現在、我が国には、在留資格を有するウクライナ人が約1,900人いらっしゃると承知をしております。まず、その方々の親族、知人の方々の受入れを行っていますが、それに留まらず、人道的な観点から対応していくという考えでございます。
手続等ですが、日本に親族や知人がおられる方については、短期査証、これを発給し、入国を認めることにしております。また、日本に親族や知人がいない方についても、人道上の配慮の要否、これを個別に判断して、配慮が必要な場合には、原則として、短期査証を発給することなどによって、入国を認めることになります。
また、受入れた方々の状況を踏まえながら、更に人道的な観点からいかなる対応を行うべきかについて、政府全体として、スピード感をもって対応してまいりたいというふうに思っております。
在大阪中国総領事の発言
【産経新聞 杉本記者】中国の大阪総領事の薛剣(せつけん)さんについてお伺いします。
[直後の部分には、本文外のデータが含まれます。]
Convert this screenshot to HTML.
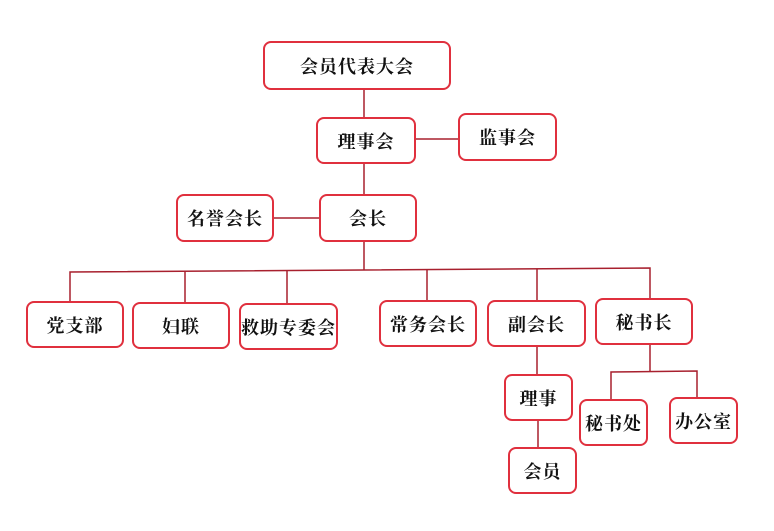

この方が、ロシアのウクライナ侵攻に関して、日本が学ぶべき教訓というのをSNSで投稿しておりまして「弱い人は強い人に喧嘩を売るな」というような投稿をしております。こうした薛剣氏のその言動が、好ましからざる人物に該当するかどうかも含めて、外務省としての受け止めをお聞かせいただいてもよろしいでしょうか。
【林外務大臣】個人の発信の一つひとつについてコメントすることは差し控えたいというふうに思います。いずれにせよ、ロシアによるウクライナ侵略に関しては、今こそ、国際秩序の根幹、これを守り抜くために、国際社会が結束して毅然と対応することが重要であるというふうに考えております。